Orson Bean:   Oh. I was interested in an intellect thing to back up faith. Faith is what you really have to have to develop a relationship with God, but it’s nice to have the faith backed up with logic. He shows how the intellect and faith aren’t necessarily separated from each other. He comes back logically again and again. Not, it isn’t just, you don’t have to believe in God because you want to, but because it makes sense.

Chris Buskirk:   Yeah. That’s right. I mean, that’s one of the things about that book that I think is powerful. Again, it’s simple. It’s straightforward. It’s clear and yet C.S. Lewis, who was himself brilliant and he was a wonderfully clear and beautiful writer, demonstrates that reason and revelation, that reason and faith can work together.

Orson Bean:   Absolutely.

Chris Buskirk:    You can use your reason to apprehend what God has revealed to his, to people.

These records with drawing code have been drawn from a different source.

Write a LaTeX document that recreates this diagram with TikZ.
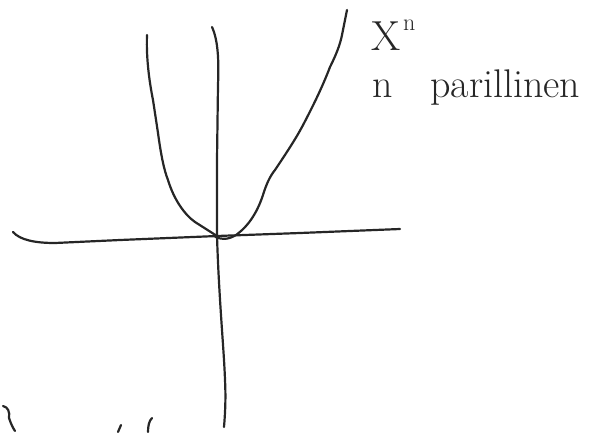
\documentclass[tikz,border=0pt]{standalone}
\begin{document}
\begin{tikzpicture}[x=1pt,y=-1pt,
  stroke/.style={line width=2.2pt,line cap=round,line join=round,black!85},
  hand/.style={inner sep=0pt,anchor=base west,black!85}]
\useasboundingbox (0,0) rectangle (605,432);
% horizontal axis
\draw[stroke] (13,232) .. controls (20,240) and (35,243) .. (55,243)
  -- (120,240) -- (217,236) -- (300,233) -- (400,229);
% vertical axis
\draw[stroke] (212,27) .. controls (218,40) and (219,60) .. (218,85)
  -- (217,160) -- (217,236) .. controls (219,300) and (224,350) .. (225,380)
  .. controls (226,400) and (225,415) .. (224,427);
% left branch
\draw[stroke] (147,35) .. controls (146,60) and (150,85) .. (153,100)
  -- (158,133) .. controls (161,155) and (164,170) .. (168,180)
  .. controls (174,200) and (185,215) .. (195,222)
  -- (217,236);
% bottom of curve
\draw[stroke] (214,236) .. controls (220,240) and (228,240) .. (236,235);
% right branch
\draw[stroke] (236,235) .. controls (250,225) and (258,210) .. (263,195)
  .. controls (266,185) and (270,176) .. (275,170)
  .. controls (285,155) and (295,140) .. (302,127)
  .. controls (312,108) and (322,88) .. (330,67)
  .. controls (336,55) and (340,45) .. (342,35)
  -- (347,10);
% labels
\node[hand,font=\fontsize{42}{42}\selectfont] (x) at (371,50) {X};
\node[hand,font=\fontsize{24}{24}\selectfont] (n) at (403,30) {n};
\node[hand,font=\fontsize{40}{40}\selectfont] (n2) at (372,97) {n};
\node[hand,font=\fontsize{40}{40}\selectfont] (t) at (430,97) {parillinen};
% cut-off fragments at bottom
\draw[stroke] (3,406) .. controls (8,407) and (10,412) .. (9,418)
  .. controls (11,424) and (13,428) .. (15,431);
\draw[stroke] (118,432) -- (121,425);
\draw[stroke] (148,432) .. controls (148,426) and (149,421) .. (152,418);
\end{tikzpicture}
\end{document}
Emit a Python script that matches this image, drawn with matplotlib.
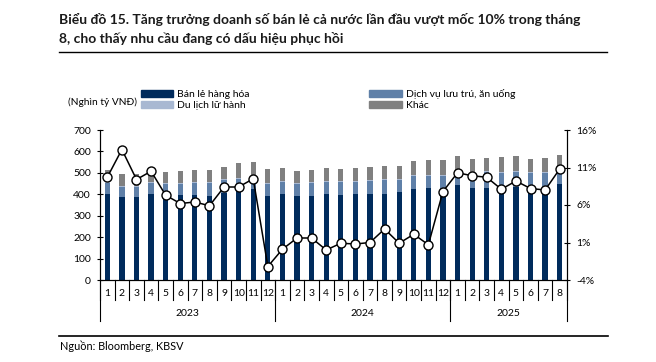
import numpy as np
import matplotlib.pyplot as plt
import matplotlib.transforms as mtransforms
from matplotlib.patches import Patch

plt.rcParams['font.family'] = ['Lato', 'Noto Sans', 'DejaVu Sans']

# Tháng và năm
months = [str(m) for m in range(1, 13)] * 2 + [str(m) for m in range(1, 9)]
years = ["2023", "2024", "2025"]
year_len = [12, 12, 8]

# Doanh thu (nghìn tỷ VNĐ) - cộng dồn theo nhóm
ban_le = [401, 386, 389, 401, 389, 397, 397, 392, 407, 415, 425, 393,
          403, 392, 392, 403, 397, 400, 401, 403, 411, 426, 429, 426,
          443, 431, 431, 423, 435, 428, 415, 448]
dich_vu = [54, 50, 47, 54, 58, 53, 55, 60, 59, 58, 52, 57,
           56, 58, 61, 56, 59, 59, 62, 63, 55, 60, 58, 60,
           52, 69, 72, 77, 70, 72, 85, 62]
du_lich = [4, 4, 4, 4, 4, 4, 4, 4, 4, 4, 4, 4,
           4, 4, 4, 4, 4, 4, 4, 4, 4, 5, 5, 5,
           5, 5, 5, 5, 5, 5, 5, 5]
khac = [54, 53, 53, 46, 51, 54, 56, 57, 59, 67, 71, 62,
        59, 53, 55, 58, 58, 59, 59, 60, 63, 66, 68, 67,
        77, 58, 60, 69, 67, 61, 63, 68]

# Tăng trưởng (%)
growth = [9.7, 13.4, 9.4, 10.5, 7.3, 6.2, 6.4, 5.9, 8.4, 8.4, 9.5, -2.2,
          0.1, 1.6, 1.6, 0.0, 0.9, 0.8, 1.0, 2.8, 0.9, 2.1, 0.7, 7.8,
          10.3, 9.9, 9.7, 8.1, 9.2, 8.2, 8.0, 10.8]

c_dark = "#002b5c"
c_mid = "#5f80a8"
c_light = "#a8b8d2"
c_gray = "#808080"

fig = plt.figure(figsize=(6.56, 3.62), dpi=100)
ax = fig.add_axes([100 / 656, 82 / 362, 467 / 656, 150 / 362])

x = np.arange(len(months))
b1 = np.array(ban_le)
b2 = b1 + np.array(dich_vu)
b3 = b2 + np.array(du_lich)
w = 0.36
ax.bar(x, ban_le, w, color=c_dark)
ax.bar(x, dich_vu, w, bottom=b1, color=c_mid)
ax.bar(x, du_lich, w, bottom=b2, color=c_light)
ax.bar(x, khac, w, bottom=b3, color=c_gray)

ax.set_xlim(-0.5, len(months) - 0.5)
ax.set_ylim(0, 700)
ax.set_yticks(range(0, 701, 100))
ax.tick_params(axis="y", direction="inout", length=5, labelsize=7.5, pad=4)
ax.set_xticks([])
ax.spines["top"].set_visible(False)

ax2 = ax.twinx()
ax2.plot(x, growth, color="black", lw=1.1, marker="o", ms=6.5,
         mfc="white", mec="black", mew=1.0, zorder=5)
ax2.set_ylim(-4, 16)
ax2.set_yticks([-4, 1, 6, 11, 16])
ax2.set_yticklabels([f"{v}%" for v in [-4, 1, 6, 11, 16]])
ax2.tick_params(axis="y", direction="inout", length=5, labelsize=7.5, pad=4)
ax2.spines["top"].set_visible(False)
ax2.set_xlim(-0.5, len(months) - 0.5)

# Nhãn trục x: tháng và năm
trans = mtransforms.blended_transform_factory(ax.transData, fig.transFigure)
y0 = 82 / 362
for i, m in enumerate(months):
    ax.text(i, (362 - 293) / 362, m, transform=trans, ha="center", va="center", fontsize=7.5)
for k in range(len(months) + 1):
    ax.plot([k - 0.5, k - 0.5], [y0, (362 - 300) / 362], transform=trans,
            color="black", lw=0.8, clip_on=False)
start = 0
for yr, n in zip(years, year_len):
    ax.plot([start - 0.5, start - 0.5], [y0, (362 - 321) / 362], transform=trans,
            color="black", lw=0.8, clip_on=False)
    ax.text(start + n / 2 - 0.5, (362 - 313) / 362, yr, transform=trans,
            ha="center", va="center", fontsize=7.5)
    start += n
ax.plot([start - 0.5, start - 0.5], [y0, (362 - 321) / 362], transform=trans,
        color="black", lw=0.8, clip_on=False)

# Tiêu đề
fig.text(59 / 656, 1 - 29 / 362,
         "Biểu đồ 15. Tăng trưởng doanh số bán lẻ cả nước lần đầu vượt mốc 10% trong tháng\n"
         "8, cho thấy nhu cầu đang có dấu hiệu phục hồi",
         ha="left", va="center", fontsize=10, fontweight="bold", linespacing=1.58,
         color="#1a1a1a")
fig.add_artist(plt.Line2D([59 / 656, 607 / 656], [1 - 52 / 362, 1 - 52 / 362],
                          transform=fig.transFigure, color="black", lw=1.0))

# Chú giải
fig.text(137 / 656, 1 - 102 / 362, "(Nghìn tỷ VNĐ)", ha="right", va="center", fontsize=7.3)
handles = [Patch(color=c_dark), Patch(color=c_light), Patch(color=c_mid), Patch(color=c_gray)]
labels = ["Bán lẻ hàng hóa", "Du lịch lữ hành", "Dịch vụ lưu trú, ăn uống", "Khác"]
fig.legend(handles, labels, ncol=2, loc="upper left",
           bbox_to_anchor=(141 / 656, 1 - 89 / 362), frameon=False, fontsize=7.5,
           handlelength=3.1, handleheight=0.6, handletextpad=0.4,
           columnspacing=11.45, labelspacing=0.2, borderpad=0, borderaxespad=0)

# Nguồn
fig.add_artist(plt.Line2D([59 / 656, 608 / 656], [1 - 336 / 362, 1 - 336 / 362],
                          transform=fig.transFigure, color="black", lw=1.2))
fig.text(60 / 656, 1 - 346 / 362, "Nguồn: Bloomberg, KBSV", ha="left", va="center", fontsize=7.8)

fig.savefig("out.png", dpi=100)
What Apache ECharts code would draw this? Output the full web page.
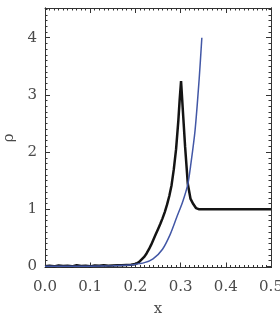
<!DOCTYPE html>
<html>
<head>
<meta charset="utf-8">
<script src="https://cdn.jsdelivr.net/npm/echarts@6/dist/echarts.min.js"></script>
<style>html,body{margin:0;padding:0;background:#fff;}#c{width:280px;height:313px;}</style>
</head>
<body>
<div id="c"></div>
<script>
const xTicks = [0.0, 0.1, 0.2, 0.3, 0.4, 0.5];
const yTicks = [0, 1, 2, 3, 4];
const blackX = [0, 0.01, 0.02, 0.03, 0.04, 0.05, 0.06, 0.07, 0.08, 0.09, 0.10, 0.11, 0.12, 0.13, 0.14, 0.15, 0.16, 0.17, 0.18, 0.19, 0.20, 0.205, 0.21, 0.215, 0.22, 0.225, 0.23, 0.235, 0.24, 0.245, 0.25, 0.255, 0.26, 0.265, 0.27, 0.275, 0.28, 0.285, 0.29, 0.295, 0.298, 0.301, 0.306, 0.31, 0.316, 0.322, 0.328, 0.334, 0.34, 0.5];
const blackY = [0.0, 0.01, 0.0, 0.015, 0.005, 0.01, 0.0, 0.02, 0.005, 0.01, 0.0, 0.015, 0.01, 0.02, 0.01, 0.015, 0.02, 0.02, 0.025, 0.03, 0.04, 0.06, 0.09, 0.13, 0.17, 0.23, 0.3, 0.38, 0.47, 0.56, 0.65, 0.74, 0.84, 0.95, 1.08, 1.23, 1.42, 1.7, 2.05, 2.55, 2.92, 3.24, 2.6, 2.09, 1.44, 1.18, 1.09, 1.02, 1.0, 1.0];
const blueX = [0, 0.05, 0.10, 0.15, 0.18, 0.195, 0.22, 0.239, 0.26, 0.277, 0.291, 0.305, 0.316, 0.322, 0.332, 0.341, 0.347];
const blueY = [0, 0.0, 0.002, 0.01, 0.02, 0.03, 0.065, 0.13, 0.3, 0.56, 0.85, 1.14, 1.44, 1.75, 2.38, 3.27, 4.0];

const yMinor = [];
for (let i = 1; i <= 45; i++) { if (i % 10 !== 0) yMinor.push(+(i / 10).toFixed(1)); }

const font = 'DejaVu Serif';
const lineCol = '#333';
const txtCol = '#4a4a4a';
const yMin = -0.02, yMax = 4.52;

function xAx(pos, labels) {
  return {
    type: 'value', position: pos, min: 0, max: 0.5, interval: 0.1,
    axisLine: { show: true, onZero: false, lineStyle: { color: lineCol, width: 1 } },
    axisTick: { show: true, inside: true, length: 5, lineStyle: { color: lineCol } },
    minorTick: { show: true, splitNumber: 10, length: 2.5, lineStyle: { color: lineCol } },
    splitLine: { show: false },
    axisLabel: labels ? { show: true, formatter: v => v.toFixed(1), fontFamily: font, fontSize: 15, color: txtCol, margin: 12 } : { show: false },
    name: labels ? 'x' : '', nameLocation: 'middle', nameGap: 34,
    nameTextStyle: { fontFamily: font, fontSize: 15, color: txtCol }
  };
}
function yAx(pos, major, labels) {
  return {
    type: 'value', position: pos, min: yMin, max: yMax,
    axisLine: { show: true, onZero: false, lineStyle: { color: lineCol, width: 1 } },
    axisTick: { show: true, inside: true, length: major ? 5 : 2.5, customValues: major ? yTicks : yMinor, lineStyle: { color: lineCol } },
    splitLine: { show: false },
    axisLabel: labels ? { show: true, customValues: yTicks, fontFamily: font, fontSize: 15, color: txtCol, margin: 8 } : { show: false },
    name: labels ? 'ρ' : '', nameLocation: 'middle', nameGap: 26, nameRotate: 90,
    nameTextStyle: { fontFamily: font, fontSize: 15, color: txtCol }
  };
}

const chart = echarts.init(document.getElementById('c'), null, { renderer: 'canvas' });
chart.setOption({
  animation: false,
  backgroundColor: '#fff',
  grid: { left: 45, right: 9, top: 8, bottom: 45.5, containLabel: false, outerBoundsMode: 'none' },
  xAxis: [xAx('bottom', true), xAx('top', false)],
  yAxis: [yAx('left', true, true), yAx('left', false, false), yAx('right', true, false), yAx('right', false, false)],
  series: [
    { type: 'line', data: blackX.map((x, i) => [x, blackY[i]]), showSymbol: false, lineStyle: { color: '#141414', width: 2.5 }, z: 2 },
    { type: 'line', data: blueX.map((x, i) => [x, blueY[i]]), showSymbol: false, smooth: 0.3, lineStyle: { color: '#4257a6', width: 1.5 }, z: 3 }
  ]
});
</script>
</body>
</html>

Orson Bean:   Absolutely. I was working with some actors who were not believers. And they, “You really believe in Jesus?” I said, “Yeah. I don’t care. More Jesus to me. Have a good time.” I didn’t try to proselytize.

Chris Buskirk:     That’s funny. Orson, what are you working on now?

Orson Bean:   Well, I just went to Boston and shot five wonderful scenes with Denzel Washington for a movie that’s coming out next year called “Equalizer Two.” It’s the first time he’s ever done a sequel.

Chris Buskirk:   Oh. Good.

Orson Bean:   These, they were wonderful scenes that are in a way the heart of the picture. I play this old Jew who when he was 12 years old was sent to the camps and separated from his sister and Denzel, well, I don’t want to spoil it, but Denzel helps me recapture my happiness and faith.

Chris Buskirk:  All right. So now I know, now there’s a movie I can go and see with my wife but I’ve got to wait till next year.

Orson Bean:   You’ve got to wait till next year.

Chris Buskirk:   Orson, thanks so much for the time. I appreciate it. Will you come back?

Orson Bean:   Sure, Chris. Bless your heart. It was fun.

Chris Buskirk:   Same to you. Thanks a lot. Orson Bean’s been my guest. I appreciate it very much. That was a lot of fun. We’ll be right back with more of “The Seth and Chris Show.”